A combination of woven and plaited threads, bobbin lace probably originated in the Mediterranean region, but at what time is still undetermined. Until recently, surviving bobbins gave a date somewhere in the fifteenth century, but an archaeological dig in the eastern Mediterranean has yielded items positively identified by the local lace-makers as bobbins. This find offers a new date as far back as the third century.

From the 1550s onwards there are both pattern books and surviving examples of bobbin lace. Vast quantities of this lace were produced in the Renaissance era and afterwards, and the silver and gold lace of the courts of Europe would always have been produced with bobbins, the thread (linen coated with real silver and gold foil) too intractable for needle techniques.

Bobbin lace was taught in Ireland up to the 1920s but thereafter seems to have disappeared until its revival in Dublin in 1985 by Ann Keller. Ann became interested in making bobbin lace after studying Fine Arts but could not find a teacher in Ireland. She managed to find a teacher in the UK, and later enrolled in the English Lace School in Devon. On her return to Ireland Ann started giving classes in bobbin lace making, later also producing books of original patterns with instructions and developing methods of translating Irish Celtic design into workable Bobbin Lace patterns, which has brought Irish character to the lace and has proved popular. Today Bobbin lace is once again made with enthusiasm by many lace-makers throughout Ireland. Most make it purely as a therapeutic and rewarding hobby, but a few also market their work, mainly motif items such as brooches and pendants, but also collars, handkerchief and clothing trimmings, and wedding and christening lace, and most recently, jewellery, some embellished with crystals, pearls and charms. The new innovations appeal particularly to the young generation.

A number of children have joined groups of Young Lace-makers and Bobbin Lace is taught to children from the age of five upwards. The young Lace-makers in particular enjoy experimenting with colour in their work, which is most effectively for jewellery or for pictorial motifs such as butterflies and owls, and Christmas ornaments. However, they also produce good pieces of traditional style using classic patterns and threads, an important factor for the continuation of the quality of traditional lace-maker’s art.

Bobbin Lace is unique among the laces in the decorative appearance of its tools. In most countries the bobbins are plain sticks of wood but Irish lace-makers have followed British traditions and most of the bobbins used in Ireland (sadly there are no known Irish-made antique bobbins in existence) are the English Midland style, spangled with beads and often decoratively painted.
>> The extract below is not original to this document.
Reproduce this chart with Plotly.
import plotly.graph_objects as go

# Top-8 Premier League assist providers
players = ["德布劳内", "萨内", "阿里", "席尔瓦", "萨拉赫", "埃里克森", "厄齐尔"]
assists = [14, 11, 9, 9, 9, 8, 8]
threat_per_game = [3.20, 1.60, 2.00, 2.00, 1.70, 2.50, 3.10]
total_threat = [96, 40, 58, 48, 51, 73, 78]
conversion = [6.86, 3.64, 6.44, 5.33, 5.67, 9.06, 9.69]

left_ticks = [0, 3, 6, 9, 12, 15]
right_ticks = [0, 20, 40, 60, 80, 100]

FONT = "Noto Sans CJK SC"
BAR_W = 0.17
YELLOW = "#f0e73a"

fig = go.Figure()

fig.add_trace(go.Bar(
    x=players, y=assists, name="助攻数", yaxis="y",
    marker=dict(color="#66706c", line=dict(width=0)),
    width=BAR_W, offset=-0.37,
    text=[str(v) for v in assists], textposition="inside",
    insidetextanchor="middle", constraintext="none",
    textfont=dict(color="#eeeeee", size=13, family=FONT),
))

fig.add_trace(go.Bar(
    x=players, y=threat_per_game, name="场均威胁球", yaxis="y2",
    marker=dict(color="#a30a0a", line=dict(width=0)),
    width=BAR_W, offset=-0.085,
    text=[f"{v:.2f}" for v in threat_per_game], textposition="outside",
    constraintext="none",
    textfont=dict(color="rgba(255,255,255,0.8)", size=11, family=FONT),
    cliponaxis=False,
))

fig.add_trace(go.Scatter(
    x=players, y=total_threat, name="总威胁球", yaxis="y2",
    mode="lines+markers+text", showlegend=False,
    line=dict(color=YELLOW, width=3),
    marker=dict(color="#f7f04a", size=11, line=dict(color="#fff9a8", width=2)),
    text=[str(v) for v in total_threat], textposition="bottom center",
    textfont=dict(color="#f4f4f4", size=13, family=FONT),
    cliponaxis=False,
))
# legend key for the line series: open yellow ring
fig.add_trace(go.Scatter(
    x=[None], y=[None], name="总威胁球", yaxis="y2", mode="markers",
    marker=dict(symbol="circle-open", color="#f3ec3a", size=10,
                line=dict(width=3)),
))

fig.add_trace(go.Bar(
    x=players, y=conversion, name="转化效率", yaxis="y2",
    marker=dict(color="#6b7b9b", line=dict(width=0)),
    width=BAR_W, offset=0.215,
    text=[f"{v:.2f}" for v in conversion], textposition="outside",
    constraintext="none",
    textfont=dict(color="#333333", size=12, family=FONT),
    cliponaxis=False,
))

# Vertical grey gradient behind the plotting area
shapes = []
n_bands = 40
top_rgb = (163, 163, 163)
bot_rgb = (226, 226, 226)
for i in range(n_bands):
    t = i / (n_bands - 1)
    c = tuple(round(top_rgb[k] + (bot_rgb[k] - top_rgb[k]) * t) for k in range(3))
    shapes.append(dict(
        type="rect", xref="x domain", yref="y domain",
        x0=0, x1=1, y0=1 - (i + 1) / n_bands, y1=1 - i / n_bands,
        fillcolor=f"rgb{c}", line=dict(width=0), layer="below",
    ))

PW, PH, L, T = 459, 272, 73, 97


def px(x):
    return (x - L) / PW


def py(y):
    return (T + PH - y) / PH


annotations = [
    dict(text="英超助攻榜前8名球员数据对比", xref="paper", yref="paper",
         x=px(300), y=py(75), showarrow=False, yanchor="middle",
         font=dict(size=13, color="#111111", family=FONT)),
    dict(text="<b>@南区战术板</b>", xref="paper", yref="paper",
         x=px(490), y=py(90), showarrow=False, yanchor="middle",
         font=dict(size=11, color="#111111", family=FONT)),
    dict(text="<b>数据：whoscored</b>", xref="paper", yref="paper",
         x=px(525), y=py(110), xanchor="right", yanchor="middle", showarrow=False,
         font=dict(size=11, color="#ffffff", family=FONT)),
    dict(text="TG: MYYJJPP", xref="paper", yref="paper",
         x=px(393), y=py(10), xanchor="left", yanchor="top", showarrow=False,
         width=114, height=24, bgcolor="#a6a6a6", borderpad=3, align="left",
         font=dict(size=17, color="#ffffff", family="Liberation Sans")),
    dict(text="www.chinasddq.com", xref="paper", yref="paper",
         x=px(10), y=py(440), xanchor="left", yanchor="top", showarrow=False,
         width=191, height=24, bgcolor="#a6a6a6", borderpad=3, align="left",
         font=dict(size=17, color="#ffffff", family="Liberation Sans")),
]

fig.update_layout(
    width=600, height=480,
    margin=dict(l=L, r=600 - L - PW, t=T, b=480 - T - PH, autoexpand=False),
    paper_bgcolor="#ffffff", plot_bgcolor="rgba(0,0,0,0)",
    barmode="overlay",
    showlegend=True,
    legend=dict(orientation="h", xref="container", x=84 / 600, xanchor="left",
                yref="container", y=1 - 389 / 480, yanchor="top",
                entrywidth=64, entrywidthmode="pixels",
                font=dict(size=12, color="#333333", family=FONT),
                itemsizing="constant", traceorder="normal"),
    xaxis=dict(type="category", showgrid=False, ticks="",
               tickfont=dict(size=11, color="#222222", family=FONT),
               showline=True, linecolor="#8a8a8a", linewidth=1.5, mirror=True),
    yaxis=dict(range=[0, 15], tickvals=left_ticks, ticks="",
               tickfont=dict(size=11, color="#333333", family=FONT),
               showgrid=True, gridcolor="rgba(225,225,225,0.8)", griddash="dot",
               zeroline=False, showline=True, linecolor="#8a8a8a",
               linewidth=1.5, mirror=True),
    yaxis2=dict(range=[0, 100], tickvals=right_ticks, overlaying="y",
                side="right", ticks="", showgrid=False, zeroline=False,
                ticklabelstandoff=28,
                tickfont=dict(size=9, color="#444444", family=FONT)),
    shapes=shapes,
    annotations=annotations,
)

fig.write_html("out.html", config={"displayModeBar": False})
Irish lace-makers take delight in collecting these bobbins, and also the beads which make the spangle at the bottom,( there to weight the bobbin and prevent it rolling during the work). For some the beads themselves have become a special interest, as have the woods and bone used in bobbin making. A small number of wood turners have made bobbins here in Ireland, and being keen to use local woods as much as possible, have used Irish Bog Oak and Bog yew, which make desirable collector’s bobbins when available.

Bobbin lace, perhaps more than any other lace, has brought lace-makers together from far and wide. Always eager to exchange ideas and established patterns, also creates new designs, and to see each other’s bobbin collections. Bobbin lace-makers tend to work in groups rather than alone. This would have been the case in bygone days too as many of the larger patterns were often made in pieces by many lace-makers and then joined together. Nowadays lace-makers are finding these gatherings as valuable from a social and friendship standpoint as for their lace-making.